Katie thinks Lynn is brave and also clever. Katie used to say that she would be rich and buy their parents seven houses. At the moment, they live in a small, rented house. But Lynn tells Katie that first their parents will buy a house for the family. She has found their savings, $1,100, in hundred-dollar bills, under the refrigerator.
The girls’ parents own an Oriental grocery store but it goes out of business. Katie’s Uncle Katsuhisa, who worked in a poultry hatchery in Georgia, says he can get their father a job there. He can also get their mother a job in a poultry processing factory.
Uncle Katsuhisa drives his rickety old truck to Iowa and to help them move to Georgia.
Analysis
In a few deft strokes, the author creates the voice of the young Katie, who will tell the story. She also introduces the main characters and sketches their personalities and mannerisms, all from point of view of the child Katie.
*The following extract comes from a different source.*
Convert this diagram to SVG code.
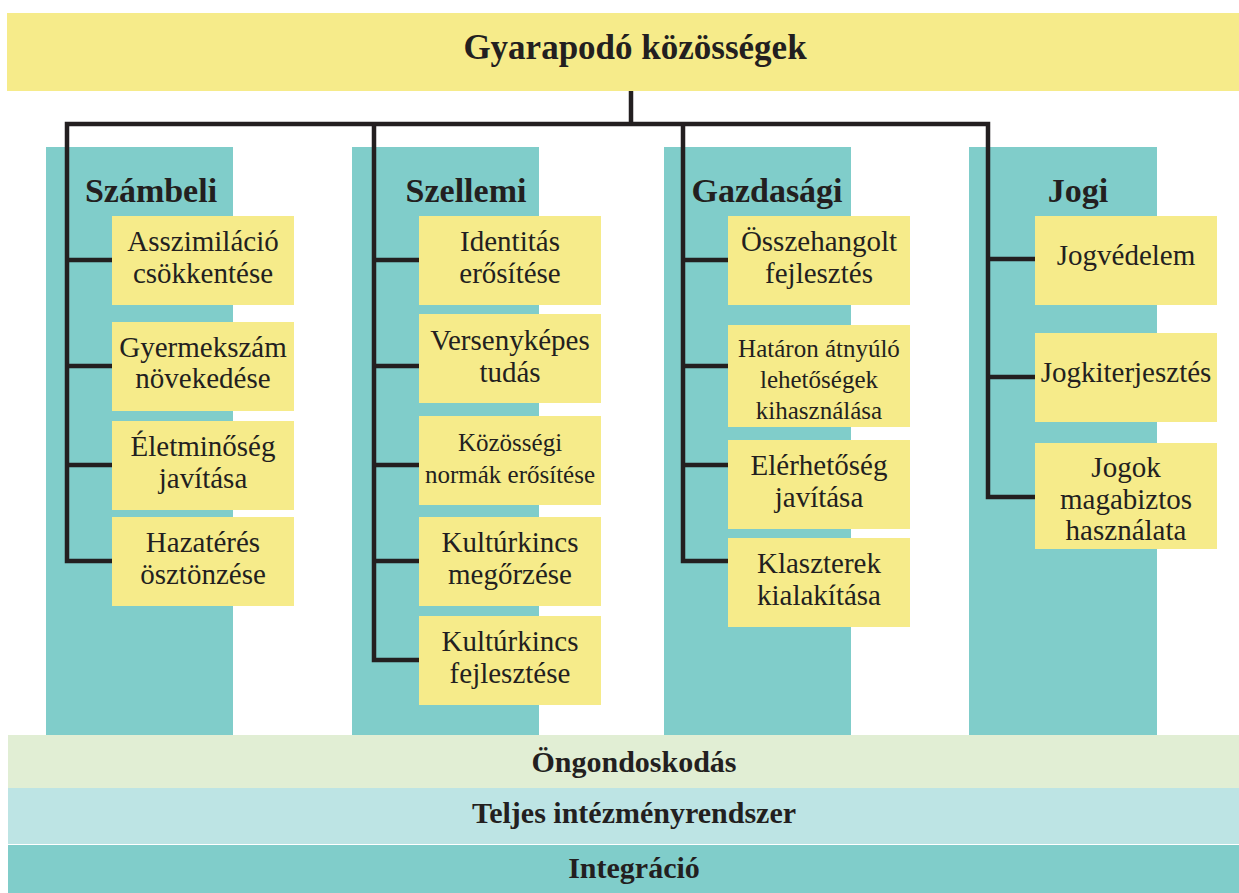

These are Katie’s mother and father and her Uncle Katsuhisa. In particular the reader learns of Katie’s relationship with her elder sister, Lynn. Katie learns so much from her sister and looks up to her.
The first chapter also sketches the backgrounds of these Japanese immigrants to the United States. The adults were born in the United States but were sent to Japan for their education, after which they returned to the United States. They are bilingual and familiar with American culture but also they stand out because they are Japanese in a part of the country—first Iowa and then Georgia—where most people are white.
One of the themes of the story is economic insecurity and poverty, and this is suggested in this chapter by the fact that the Oriental foods store the Takeshimas own in Iowa goes out of business. They must rely on a family connection in the South in order to survive.